There is a community center where we visited with some elders. People to people encounters help bring everything to life.
Planning independent travel in the Silk Road could be daunting.
Three of the Stans require visas. It was helpful to have a tour that could help with the information you need for this. Turkmenistan requires a letter of invitation before you can get a visa.
(We actually got our visa at the border. There is a visa fee, a bank fee and some sort of administration fee which can change daily…. and the exact amount must be paid in US dollars. It’s that kind of thing that makes this a more difficult area for independent travelers.)

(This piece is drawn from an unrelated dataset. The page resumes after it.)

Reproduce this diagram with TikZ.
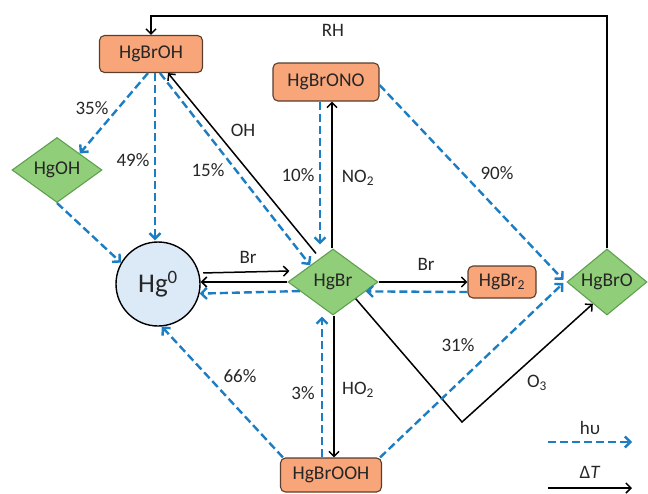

I want to mention this only because you really don’t need anything special. I packed a headscarf because I expected to need one when we visited mosques. I didn’t need it. The population in these countries is predominately Muslim, but the society in general is secular.
The biggest consideration is the weather. It is very cold in winter and hot in summer. Tours generally do not visit at those times of year. In spring and fall, it depends on how close you are to summer or winter. We went in May, and it was pretty warm.
I mentioned it at the beginning, but I want to say it again. In all of these countries, we encountered the friendliest people we have ever run across. Everywhere we went people welcomed us, wanted to talk to us, wanted to take pictures with us and of us. (That made it easy to take pictures of them too… often in national dress.)
Mark bought me a travel guide on the Silk Road a couple of years ago because we had talked about going. After we read the book, we both said, wow… lots of desert there; a few towers and mosques; lots of work getting around…. maybe it wouldn’t be so much fun.
Well, it would be lots of work, and there probably would be lots of frustration trying it on your own, but with a tour, it was fun, and there was so much to see and learn. As I said, there are many companies that can help you. We went with Road Scholar. That company offered a good itinerary, a reasonable price, and lots of educational information.
And now Marco Polo has nothing on us…. we’ve been on the Silk Road.